- Born: 1904 Yemmiganur, Kurnool, Madras Presidency, India
- Died: 1978 (aged 73–74) yemmiganur, Kurnool
- Occupations: Social worker, industrialist
- Awards: Padma Shri

= Machani Somappa =

Indian industrialist

Machani Somappa was an Indian industrialist, educationist, social worker and the founder of Machani Somappa group of companies. Born in 1904 at Yemmiganur in Kurnool district of the Madras Presidency, Somappa came to the fore during the famine of 1934 when he opened a relief centre for the famine hit weavers of his area and founded a cooperative society for the weavers, Yemmiganur Weavers Cooperative Society (YWCS), in 1938. Two years later, he set up the Machani Group and the business group has grown since 1940 to have interests in manufacturing, engineering, transport, agriculture, Information technology, energy, rural BPO, and retail brands.
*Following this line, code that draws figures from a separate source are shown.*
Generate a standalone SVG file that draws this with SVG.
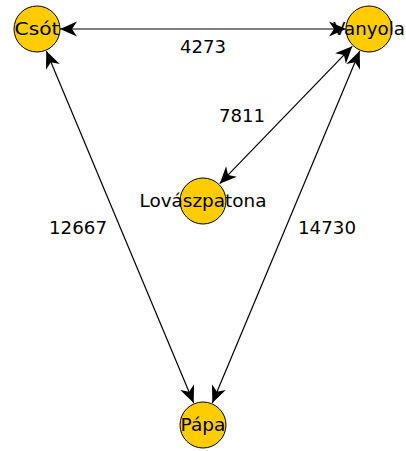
<svg xmlns="http://www.w3.org/2000/svg" width="406" height="451" viewBox="0 0 406 451">
  <style>
    .node circle { fill: #ffcc00; stroke: #000; stroke-width: 1; }
    .node text { font-family: "DejaVu Sans", sans-serif; font-size: 17px; text-anchor: middle; fill: #000; }
    .edge { stroke: #000; stroke-width: 1.2; fill: none; marker-start: url(#arrow); marker-end: url(#arrow); }
    .label { font-family: "DejaVu Sans", sans-serif; font-size: 17px; text-anchor: middle; fill: #000; }
  </style>
  <defs>
    <marker id="arrow" viewBox="-18 -9 19 18" refX="0" refY="0" markerWidth="19" markerHeight="18" markerUnits="userSpaceOnUse" orient="auto-start-reverse">
      <path d="M0,0 L-17,-7.5 L-12,0 L-17,7.5 Z" fill="#000"/>
    </marker>
  </defs>
  <rect width="406" height="451" fill="#fff"/>

  <g id="nodes">
    <g id="node-csot" class="node">
      <circle cx="37" cy="29" r="23"/>
      <text x="37" y="35" textLength="45" lengthAdjust="spacingAndGlyphs">Csót</text>
    </g>
    <g id="node-vanyola" class="node">
      <circle cx="369" cy="29" r="23"/>
      <text x="369" y="35" textLength="72" lengthAdjust="spacingAndGlyphs">Vanyola</text>
    </g>
    <g id="node-lovaszpatona" class="node">
      <circle cx="203" cy="201" r="23"/>
      <text x="203" y="207" textLength="127" lengthAdjust="spacingAndGlyphs">Lovászpatona</text>
    </g>
    <g id="node-papa" class="node">
      <circle cx="203" cy="425" r="23"/>
      <text x="203" y="431" textLength="45" lengthAdjust="spacingAndGlyphs">Pápa</text>
    </g>
  </g>

  <g id="edges">
    <line class="edge" x1="60" y1="29" x2="346" y2="29"/>
    <line class="edge" x1="352.3" y1="46.3" x2="219.7" y2="183.7"/>
    <line class="edge" x1="46.3" y1="51.1" x2="193.7" y2="402.9"/>
    <line class="edge" x1="359.7" y1="51.1" x2="212.3" y2="402.9"/>
    <text class="label" x="203" y="53" textLength="46" lengthAdjust="spacingAndGlyphs">4273</text>
    <text class="label" x="242" y="122" textLength="46" lengthAdjust="spacingAndGlyphs">7811</text>
    <text class="label" x="78" y="234" textLength="58" lengthAdjust="spacingAndGlyphs">12667</text>
    <text class="label" x="327" y="234" textLength="58" lengthAdjust="spacingAndGlyphs">14730</text>
  </g>
</svg>
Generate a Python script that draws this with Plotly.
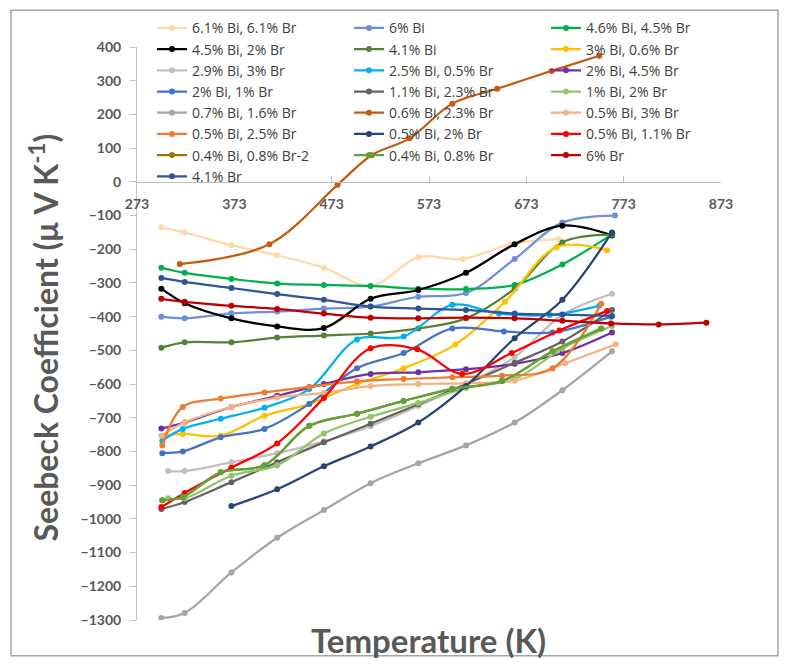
import plotly.graph_objects as go

# Measurement temperature grids (K)
T_A = [298, 322, 370, 417, 465, 513, 562, 611, 661, 710, 761]
T_B = [299, 320, 359, 404, 450, 499, 547, 597, 648, 700, 750]

labels = [
    "6.1% Bi, 6.1% Br", "6% Bi", "4.6% Bi, 4.5% Br",
    "4.5% Bi, 2% Br", "4.1% Bi", "3% Bi, 0.6% Br",
    "2.9% Bi, 3% Br", "2.5% Bi, 0.5% Br", "2% Bi, 4.5% Br",
    "2% Bi, 1% Br", "1.1% Bi, 2.3% Br", "1% Bi, 2% Br",
    "0.7% Bi, 1.6% Br", "0.6% Bi, 2.3% Br", "0.5% Bi, 3% Br",
    "0.5% Bi, 2.5% Br", "0.5% Bi, 2% Br", "0.5% Bi, 1.1% Br",
    "0.4% Bi, 0.8% Br-2", "0.4% Bi, 0.8% Br", "6% Br",
    "4.1% Br",
]

colors = [
    "#FFD9A8", "#6F8FD8", "#00B050",
    "#000000", "#548235", "#FFC000",
    "#BFBFBF", "#00B0F0", "#7030A0",
    "#4472C4", "#636363", "#92C46D",
    "#A5A5A5", "#C55A11", "#F4B183",
    "#ED7D31", "#264478", "#FF0000",
    "#9E7700", "#5FA33A", "#C00000",
    "#2F5597",
]

temps = [
    [298, 322, 370, 417, 465, 513, 562, 608, 657, 706],
    [298, 322, 370, 417, 465, 513, 562, 611, 661, 710, 764],
    T_A,
    T_A,
    T_A,
    [299, 320, 359, 404, 450, 499, 547, 600, 651, 704, 756],
    [305, 322, 370, 417, 465, 513, 562, 611, 661, 710, 761],
    [299, 320, 359, 404, 450, 499, 547, 597, 645, 697, 748],
    T_A,
    [299, 320, 359, 404, 450, 499, 547, 597, 650, 700, 760],
    T_A,
    [305, 322, 370, 417, 465, 513, 562, 611, 661, 710, 761],
    T_A,
    [317, 409, 479, 514, 553, 597, 643, 699, 748],
    [298, 322, 370, 417, 465, 513, 562, 611, 661, 713, 765],
    T_B,
    [370, 417, 465, 513, 562, 611, 661, 710, 761],
    [298, 322, 370, 417, 465, 513, 561, 607, 658, 707, 756],
    T_B,
    T_B,
    [298, 322, 370, 417, 465, 513, 562, 611, 661, 710, 760, 809, 858],
    T_A,
]

seebeck = [
    [-135, -150, -188, -218, -255, -309, -224, -229, -185, -170],
    [-400, -405, -390, -385, -376, -370, -341, -330, -229, -121, -100],
    [-255, -270, -288, -302, -306, -309, -317, -318, -306, -245, -156],
    [-317, -360, -405, -429, -434, -347, -321, -270, -185, -130, -159],
    [-492, -476, -476, -462, -456, -450, -435, -405, -317, -180, -157],
    [-753, -748, -753, -694, -659, -600, -553, -483, -356, -194, -203],
    [-858, -858, -832, -805, -770, -725, -665, -600, -520, -395, -332],
    [-768, -733, -703, -670, -615, -468, -459, -365, -391, -395, -368],
    [-732, -714, -668, -635, -600, -570, -565, -556, -540, -508, -447],
    [-805, -800, -758, -733, -659, -553, -508, -435, -444, -447, -400],
    [-971, -950, -891, -832, -773, -718, -660, -600, -537, -474, -380],
    [-939, -939, -872, -841, -747, -697, -656, -612, -585, -495, -428],
    [-1294, -1279, -1159, -1056, -974, -894, -835, -782, -714, -618, -503],
    [-244, -185, -9, 79, 129, 232, 276, 329, 374],
    [-753, -714, -668, -640, -626, -606, -600, -597, -590, -538, -482],
    [-782, -668, -643, -625, -608, -592, -585, -580, -575, -553, -362],
    [-962, -912, -844, -785, -714, -606, -464, -350, -150],
    [-965, -923, -848, -776, -641, -494, -497, -570, -508, -441, -383],
    [-945, -935, -862, -841, -724, -688, -650, -614, -591, -503, -435],
    [-945, -935, -862, -841, -724, -688, -650, -614, -591, -503, -435],
    [-347, -356, -368, -377, -391, -403, -405, -403, -405, -412, -420, -423, -418],
    [-285, -297, -315, -333, -350, -370, -376, -380, -391, -394, -398],
]

x_ticks = [273, 373, 473, 573, 673, 773, 873]

FONT = "Lato"
GREY = "#595959"

fig = go.Figure()
legend_ids = ["legend", "legend2", "legend3"]
for i, (name, col, tx, sy) in enumerate(zip(labels, colors, temps, seebeck)):
    fig.add_trace(go.Scatter(
        x=tx, y=sy, name=name, mode="lines+markers",
        line=dict(color=col, width=2.25, shape="spline", smoothing=1.0),
        marker=dict(color=col, size=6),
        legend=legend_ids[i % 3],
    ))

W, H = 785, 665
ML, MR, MT, MB = 137, 64, 42, 45
PW, PH = W - ML - MR, H - MT - MB


def px_x(p):
    return (p - ML) / PW


def px_y(p):
    return (H - MB - p) / PH


legend_style = dict(
    font=dict(family="Open Sans", size=14, color="#404040"),
    bgcolor="rgba(0,0,0,0)", borderwidth=0,
    xanchor="left", yanchor="top", y=px_y(7), tracegroupgap=0,
)

fig.update_layout(
    width=W, height=H,
    margin=dict(l=ML, r=MR, t=MT, b=MB),
    paper_bgcolor="white", plot_bgcolor="white",
    font=dict(family=FONT, color=GREY),
    legend=dict(x=px_x(152), **legend_style),
    legend2=dict(x=px_x(349), **legend_style),
    legend3=dict(x=px_x(546), **legend_style),
    xaxis=dict(
        range=[273, 873], tickvals=x_ticks, ticktext=[str(v) for v in x_ticks],
        anchor="free", position=1300 / 1700,
        showline=True, linecolor="#BFBFBF", linewidth=1,
        ticks="inside", ticklen=6, tickcolor="#BFBFBF",
        showgrid=False, zeroline=False,
        tickfont=dict(family=FONT, size=14, color=GREY, weight="bold"),
        ticklabelstandoff=9,
    ),
    yaxis=dict(
        range=[-1300, 400], dtick=100,
        showline=True, linecolor="#BFBFBF", linewidth=1,
        ticks="outside", ticklen=6, tickcolor="#BFBFBF",
        showgrid=False, zeroline=False,
        tickfont=dict(family=FONT, size=14, color=GREY, weight="bold"),
        ticklabelstandoff=6,
    ),
    shapes=[dict(
        type="rect", xref="paper", yref="paper",
        x0=px_x(11), x1=px_x(778), y0=px_y(656), y1=px_y(5),
        line=dict(color="#A6A6A6", width=1.5), fillcolor="rgba(0,0,0,0)",
        layer="below",
    )],
    annotations=[
        dict(text="Seebeck Coefficient (\u03bc V K<sup>-1</sup>)", textangle=-90,
             xref="paper", yref="paper", x=px_x(44), y=px_y(335),
             showarrow=False, xanchor="center", yanchor="middle",
             font=dict(family=FONT, size=32, color=GREY, weight="bold")),
        dict(text="Temperature (K)",
             xref="paper", yref="paper", x=px_x(428), y=px_y(640),
             showarrow=False, xanchor="center", yanchor="middle",
             font=dict(family=FONT, size=33, color=GREY, weight="bold")),
    ],
)

fig.write_html("out.html")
In 1960, he established Stumpp, Schuele and Somappa, a joint venture with renowned German spring manufacturers, Stumpp + Schuele. He had presence in educational field with the school he founded, Machani Somappa English Medium High School, in 1978. The Government of India honoured him in 1954, with the award of Padma Shri, the fourth highest Indian civilian award for his contributions to the society, placing him among the first recipients of the award.